The nation's oil and gas producers said Mr. Obama's proposals would result in higher gas prices and fewer jobs, both daunting prospects during the continued economic turmoil.

"This budget is bad news for American consumers and worse news for American jobs," said R. Skip Horvath, president of the Natural Gas Supply Association. "People don't appreciate how big the natural gas industry is in this country. Four million Americans depend on domestic natural gas for their livelihoods - both those who work directly in the industry as well those in secondary jobs, such as steel and concrete, and retail jobs."

Mr. Obama's budget outline calls for $646 billion in revenues from a carbon trading plan, although analyses have been scant because the key details of such a plan - how much companies would have to pay and how much coverage the government would provide for free - have not been hashed out.

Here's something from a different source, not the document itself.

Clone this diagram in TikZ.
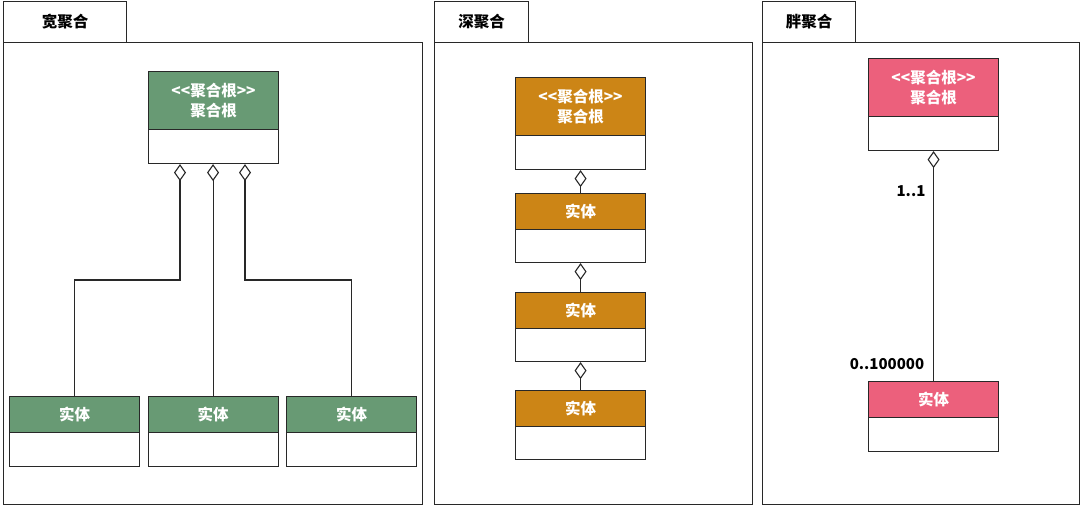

Any measure that curbs greenhouse gasses by capping emissions and issuing permits for allowable carbon dioxide - called a cap and trade system - would invariably be passed on to consumers in higher costs, said Douglas W. Elmendorf, director of the Congressional Budget Office.

The CBO analysis released Thursday updates research of previous cap-and-trade proposals and estimates that a 15 percent reduction in greenhouse gasses would cost American families between $700 and $2,200 a year in increased energy and consumer goods prices. The average cost to families would be $1,600, according to the analysis.

The debate over how much a cap-and-trade plan would cost families has continued on Capitol Hill as lawmakers push for broad limits on greenhouse gas emissions.

Industry leaders have lobbied Congress in the past few weeks for free carbon permits under the proposed cap-and-trade system, although Mr. Elmendorf said firms would pass on higher costs to consumers regardless of how carbon allowances are distributed.

"Those firms would not ultimately bear most of the costs of the allowances," Mr. Elmendorf said in his testimony before the Senate Finance Committee. "Instead, they would pass those costs along to their customers [and their customers' customers] in the form of higher prices. Such price increases would stem from the restriction on emissions and in most circumstances would occur regardless of whether the government sold the allowances or gave them away."

Republican and Democrat lawmakers have split on the analysis of a 2007 Massachusetts Institute of Technology study of the costs of a cap and trade plan, but most analyses have settled that the costs of curbing greenhouse gas emissions would be passed along to consumers.